## TASK DESCRIPTION
Check each line for the word "diagram" and give how many have it. Say nothing else.

## INFORMATION SHOWN

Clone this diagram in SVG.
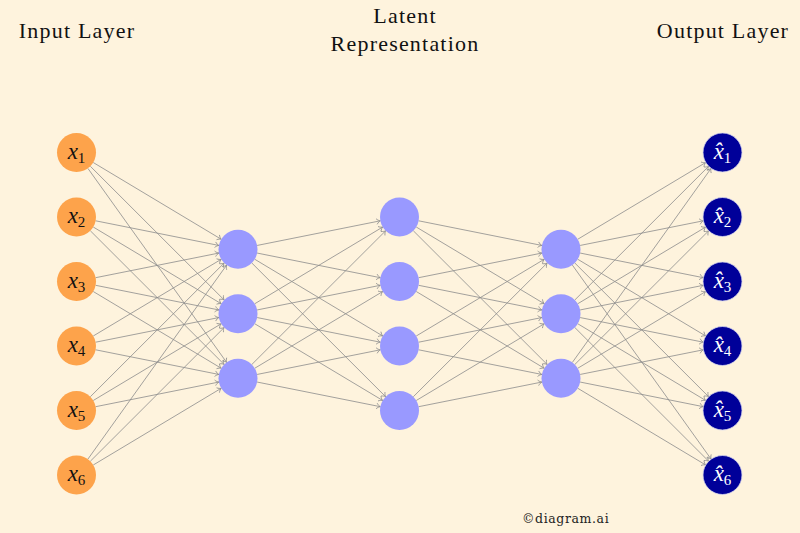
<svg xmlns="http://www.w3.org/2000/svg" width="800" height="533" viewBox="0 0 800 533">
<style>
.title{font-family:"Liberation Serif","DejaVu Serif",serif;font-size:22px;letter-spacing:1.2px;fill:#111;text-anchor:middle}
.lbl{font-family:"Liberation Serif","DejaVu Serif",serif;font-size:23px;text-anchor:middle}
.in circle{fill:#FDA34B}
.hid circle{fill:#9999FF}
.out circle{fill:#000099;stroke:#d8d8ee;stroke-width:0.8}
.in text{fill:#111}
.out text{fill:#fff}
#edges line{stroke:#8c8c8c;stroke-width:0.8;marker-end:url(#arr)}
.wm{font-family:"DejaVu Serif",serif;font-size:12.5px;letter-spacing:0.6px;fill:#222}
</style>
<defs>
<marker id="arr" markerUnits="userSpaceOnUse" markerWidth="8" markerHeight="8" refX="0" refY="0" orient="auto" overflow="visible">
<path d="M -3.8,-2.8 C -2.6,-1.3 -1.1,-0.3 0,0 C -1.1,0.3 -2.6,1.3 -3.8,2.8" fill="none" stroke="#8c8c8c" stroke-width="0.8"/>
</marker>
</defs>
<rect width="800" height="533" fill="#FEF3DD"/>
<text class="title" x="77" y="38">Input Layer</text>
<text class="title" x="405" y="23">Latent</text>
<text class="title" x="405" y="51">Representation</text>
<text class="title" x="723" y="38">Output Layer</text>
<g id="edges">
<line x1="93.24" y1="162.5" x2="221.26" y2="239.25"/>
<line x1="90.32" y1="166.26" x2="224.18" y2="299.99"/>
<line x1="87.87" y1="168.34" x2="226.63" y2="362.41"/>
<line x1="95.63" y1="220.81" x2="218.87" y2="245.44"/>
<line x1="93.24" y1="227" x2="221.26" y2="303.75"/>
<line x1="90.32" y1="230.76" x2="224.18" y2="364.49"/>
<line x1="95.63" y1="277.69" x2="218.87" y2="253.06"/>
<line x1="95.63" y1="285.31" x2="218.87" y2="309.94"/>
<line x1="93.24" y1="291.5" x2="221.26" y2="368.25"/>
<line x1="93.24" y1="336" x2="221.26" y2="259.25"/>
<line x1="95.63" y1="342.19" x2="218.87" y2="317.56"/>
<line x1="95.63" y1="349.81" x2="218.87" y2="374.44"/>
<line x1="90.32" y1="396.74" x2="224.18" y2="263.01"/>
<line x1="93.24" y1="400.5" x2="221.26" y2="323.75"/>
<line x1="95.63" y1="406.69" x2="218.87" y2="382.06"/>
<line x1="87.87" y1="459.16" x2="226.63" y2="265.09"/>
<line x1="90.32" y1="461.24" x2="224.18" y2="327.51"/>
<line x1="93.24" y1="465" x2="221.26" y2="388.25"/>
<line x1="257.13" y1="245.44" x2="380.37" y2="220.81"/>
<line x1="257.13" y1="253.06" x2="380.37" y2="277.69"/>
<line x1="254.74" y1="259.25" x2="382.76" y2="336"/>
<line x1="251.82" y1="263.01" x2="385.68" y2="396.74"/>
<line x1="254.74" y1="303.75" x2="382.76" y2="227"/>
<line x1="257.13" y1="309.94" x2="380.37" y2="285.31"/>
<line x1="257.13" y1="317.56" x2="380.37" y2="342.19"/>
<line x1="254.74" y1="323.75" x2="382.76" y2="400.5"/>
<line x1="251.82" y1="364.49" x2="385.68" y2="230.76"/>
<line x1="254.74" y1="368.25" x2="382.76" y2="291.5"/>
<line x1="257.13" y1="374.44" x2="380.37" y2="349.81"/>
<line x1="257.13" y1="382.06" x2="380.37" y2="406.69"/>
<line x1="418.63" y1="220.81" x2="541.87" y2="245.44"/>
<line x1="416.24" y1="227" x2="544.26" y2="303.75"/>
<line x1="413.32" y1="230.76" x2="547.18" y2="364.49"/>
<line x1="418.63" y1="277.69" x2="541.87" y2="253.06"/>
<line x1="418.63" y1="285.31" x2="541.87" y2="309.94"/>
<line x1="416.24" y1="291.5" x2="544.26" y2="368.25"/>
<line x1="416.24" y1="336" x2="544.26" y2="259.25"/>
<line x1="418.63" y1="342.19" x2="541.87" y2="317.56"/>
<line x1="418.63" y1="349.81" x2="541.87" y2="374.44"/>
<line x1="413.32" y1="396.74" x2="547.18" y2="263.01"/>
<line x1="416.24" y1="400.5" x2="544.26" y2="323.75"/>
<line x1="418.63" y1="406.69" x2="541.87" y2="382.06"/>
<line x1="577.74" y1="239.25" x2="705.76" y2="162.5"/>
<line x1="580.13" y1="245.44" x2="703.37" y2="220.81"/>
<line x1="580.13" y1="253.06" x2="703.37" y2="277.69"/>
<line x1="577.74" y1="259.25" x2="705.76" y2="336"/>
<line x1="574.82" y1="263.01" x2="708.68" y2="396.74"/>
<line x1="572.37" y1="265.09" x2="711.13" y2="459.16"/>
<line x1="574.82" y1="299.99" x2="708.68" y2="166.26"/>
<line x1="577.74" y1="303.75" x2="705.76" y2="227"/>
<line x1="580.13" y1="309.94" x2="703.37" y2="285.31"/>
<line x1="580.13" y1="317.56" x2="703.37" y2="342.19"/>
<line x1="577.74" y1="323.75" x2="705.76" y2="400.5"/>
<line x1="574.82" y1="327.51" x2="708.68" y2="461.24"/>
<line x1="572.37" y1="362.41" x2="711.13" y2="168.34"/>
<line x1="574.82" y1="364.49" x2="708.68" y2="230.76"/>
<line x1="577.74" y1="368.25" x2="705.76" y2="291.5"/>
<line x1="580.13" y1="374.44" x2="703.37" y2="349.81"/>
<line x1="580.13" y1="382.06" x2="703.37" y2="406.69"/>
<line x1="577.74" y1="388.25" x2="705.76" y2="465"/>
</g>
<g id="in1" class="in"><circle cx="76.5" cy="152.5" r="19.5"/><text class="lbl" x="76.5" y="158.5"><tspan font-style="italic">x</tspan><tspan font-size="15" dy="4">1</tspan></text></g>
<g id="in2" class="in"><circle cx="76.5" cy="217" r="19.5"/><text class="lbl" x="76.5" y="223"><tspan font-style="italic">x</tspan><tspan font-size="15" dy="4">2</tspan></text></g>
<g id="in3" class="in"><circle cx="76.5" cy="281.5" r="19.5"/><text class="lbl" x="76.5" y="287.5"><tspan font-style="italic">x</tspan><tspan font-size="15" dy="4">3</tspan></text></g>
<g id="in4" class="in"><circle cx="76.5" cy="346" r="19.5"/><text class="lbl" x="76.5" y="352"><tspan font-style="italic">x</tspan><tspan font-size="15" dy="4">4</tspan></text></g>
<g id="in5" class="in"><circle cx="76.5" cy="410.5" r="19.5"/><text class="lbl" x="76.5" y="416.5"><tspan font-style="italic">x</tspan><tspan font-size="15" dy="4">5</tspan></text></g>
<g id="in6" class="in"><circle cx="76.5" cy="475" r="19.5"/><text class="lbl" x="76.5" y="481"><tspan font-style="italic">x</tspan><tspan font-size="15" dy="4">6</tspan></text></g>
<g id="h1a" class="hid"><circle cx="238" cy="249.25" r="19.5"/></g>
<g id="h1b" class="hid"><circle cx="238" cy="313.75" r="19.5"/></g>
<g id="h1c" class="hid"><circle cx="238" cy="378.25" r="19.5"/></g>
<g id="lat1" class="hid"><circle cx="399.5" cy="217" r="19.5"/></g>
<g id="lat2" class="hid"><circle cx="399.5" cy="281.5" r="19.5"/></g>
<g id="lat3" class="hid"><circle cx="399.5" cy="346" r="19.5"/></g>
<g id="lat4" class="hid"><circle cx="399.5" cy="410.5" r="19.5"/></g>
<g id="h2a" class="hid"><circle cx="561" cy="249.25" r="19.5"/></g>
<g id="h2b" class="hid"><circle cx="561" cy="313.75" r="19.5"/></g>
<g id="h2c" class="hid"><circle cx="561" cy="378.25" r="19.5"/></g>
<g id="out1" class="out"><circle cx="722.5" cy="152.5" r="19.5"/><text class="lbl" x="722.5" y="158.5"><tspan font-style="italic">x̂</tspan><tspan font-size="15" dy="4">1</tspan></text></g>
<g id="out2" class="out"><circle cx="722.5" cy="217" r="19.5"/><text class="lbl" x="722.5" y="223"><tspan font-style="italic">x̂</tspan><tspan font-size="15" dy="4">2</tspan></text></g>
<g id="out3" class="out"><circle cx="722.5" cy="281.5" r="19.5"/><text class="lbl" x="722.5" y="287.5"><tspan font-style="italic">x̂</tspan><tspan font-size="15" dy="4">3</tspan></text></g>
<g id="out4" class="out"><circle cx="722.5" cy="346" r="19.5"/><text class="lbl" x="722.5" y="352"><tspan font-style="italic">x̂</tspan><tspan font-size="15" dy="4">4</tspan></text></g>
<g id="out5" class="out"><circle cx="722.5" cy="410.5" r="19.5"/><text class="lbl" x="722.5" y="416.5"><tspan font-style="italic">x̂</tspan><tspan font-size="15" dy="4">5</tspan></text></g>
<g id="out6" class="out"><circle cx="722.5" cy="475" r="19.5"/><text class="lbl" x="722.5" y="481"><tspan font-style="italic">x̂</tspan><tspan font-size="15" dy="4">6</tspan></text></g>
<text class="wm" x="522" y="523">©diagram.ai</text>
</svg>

## RESULT BELOW
2